In the heart of UP’s industrial belt, in Bikru village, Kanpur, eight policemen were killed on July 3 when they went to arrest Vikas Dubey who was at large for years despite his alleged involvement in 60 cases of murder, kidnapping and extortion. Even as the media frenzy grew around his links with politicians and within the police force, some of whom had reportedly tipped him off about the arrest raid, Dubey absconded. Five of Dubey’s known associates were gunned down by the police in less than a week. One of them, Prabhat, was arrested from Faridabad in Haryana and shot dead while being brought back to UP. This was hours before Dubey’s dramatic arrest from the iconic Mahakal temple in Ujjain, Madhya Pradesh, on Thursday. Finally, the police claimed, Dubey himself had to be “encountered” because he, like Prabhat, tried to snatch a policeman’s weapon and run. The spectacle of trigger-happy policemen gunning down suspects seems to have been normalised here, highlighting a thriving nexus of criminals with the police and the politicians.

Around 200 police personnel in UP are reportedly under investigation for their links with Dubey. He was acquitted in the murder of BJP leader Santosh Shukla in police custody. If the political establishment in UP is serious about setting the State on a path of progress and peace, its immediate task is to restore rule of law. An independent investigation into the custodial killing of Dubey and his associates is an absolute must.
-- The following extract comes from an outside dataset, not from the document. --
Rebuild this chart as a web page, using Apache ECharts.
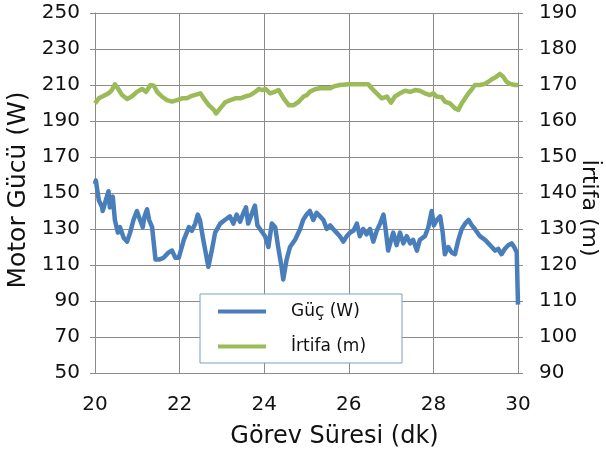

The process of a parallel magisterial inquiry has been mandated through Section 176(1A) of the CrPC. This empowers the judicial magistrate or the metropolitan magistrate within whose jurisdiction the offences of death, disappearance or rape in police custody have been committed to hold an inquiry, in addition to the police investigation. Any delay here will reaffirm UP’s dubious distinction as the basket-case State in India’s economy.